To converse means “to exchange thoughts and opinions in speech.”

Conversing is not a lecturing; it’s an exchange. When you’ve made a point, listen to the other’s reply.

You are a listener when someone is relating an experience or giving a report. In a conversation you are a participant.

Contribute to it, and allow others to do likewise.

And be flexible, open to new ideas.

A preconceived viewpoint, dogmatically held, blinds your eyes, deafens your ears, and hardens your heart.

3.  Be friendly, honest, caring


Don’t be timid.

Reach out to others.

Your friendliness will usually draw a similar response from them.

Feelings are contagious.

Feel what you want others to feel.

Act as you want others to act.

Treat others as you want to be treated.

Sow what you want to reap.

Be yourself.

Be honest.

Be genuinely interested in others, caring about others, being of service to others.

4.  Give others attention


In one of Booth Tarkington’s novels, he told of a group of children romping on the front lawn.

One of the characters, Little Orvie, feeling he was not getting his share of the attention, started running and jumping and crying out, “Now watch me! Now watch me!”

Adults are not so obvious about it, but they too want attention.

Small babies and the elderly may even die without it.

So look at people, listen to them, notice them!

Get acquainted with your neighbors, be friendly, admire their dog, their rosebush, their new dress—but always in sincerity, never just for a calculated effect.

5.  Avoid criticism


It’s invariably futile.

It wounds pride and rouses resentment.

It comes as an attack and puts people on the defensive.

They seek to justify themselves and retaliate against you.

Criticize, and you walk on eggs.

Remember, people are more often emotional than logical, especially when they are under attack—and that is how they view criticism.

Instead of condemning, seek to understand.

Words of encouragement work wonders.

See their good points rather than focusing on their flaws.


6.  Wisely give advice


Be warm, friendly, loving.

Let him talk first and at length. Learn why he thinks or acts as he does.

Be sympathetic to his desires.

See his point of view.

Discern the emotional reasons behind his conduct.

Let it be known that you too make mistakes, that you share imperfection with him.

Confine your advice to the point at issue.

Tailor it to this individual, kindly helping him to see the point, and speak tactfully.

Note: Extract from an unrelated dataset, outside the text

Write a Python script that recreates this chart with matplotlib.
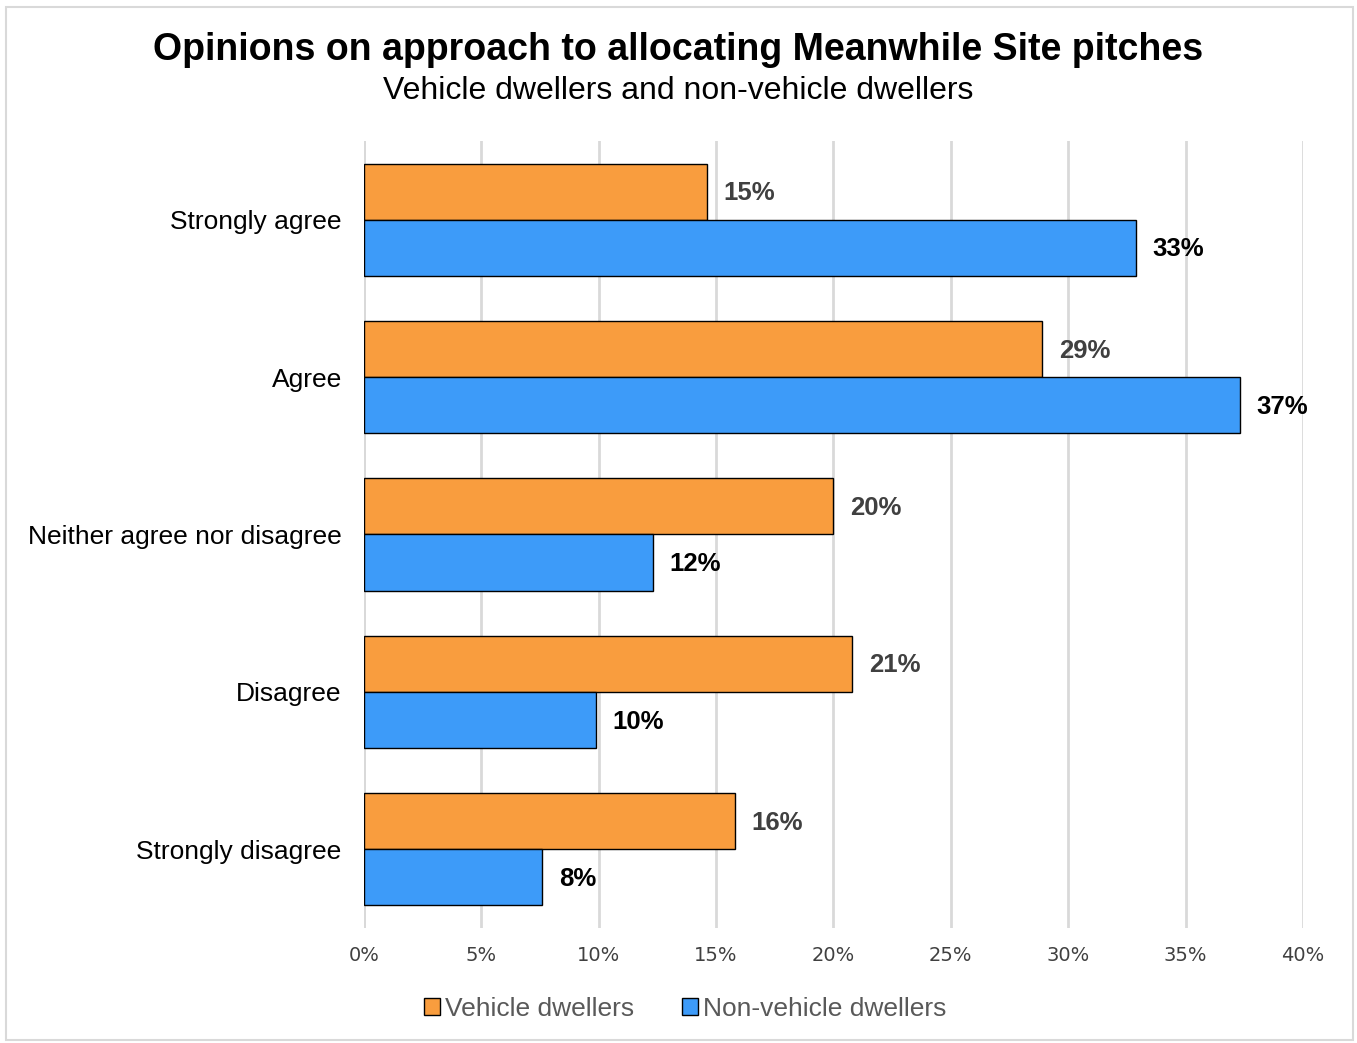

Give positive reinforcement, praise improvement.

7.  Have empathy, show It


This means you must be able to put yourself in the other person’s place.

Sense his needs.

Feel as he feels.

How would you want to be treated if you were in his place?

This is not easy.

In some cases it is impossible to put your feelings of empathy into words—it can only be done with tears.


8.  No evil for evil


Do not ‘do unto others as they do unto you,’ as some pervert the golden rule to say.

Rather, do not return evil for evil, but conquer evil with good.

This is not impractical theorizing; it is human nature.

A soft answer turns away wrath.

Turning the other cheek may halt the onslaught.

As the coals banked around ancient furnaces melted the metal from the ore, so your returning good for evil may soften your adversary’s anger and cause it to melt away, thereby conquering it.

On the other hand, you may continue to suffer from his evildoing, but you did what you could to promote peace.

You were true to yourself, to your principles.

You did not allow the evildoer to turn you into a doer of evil.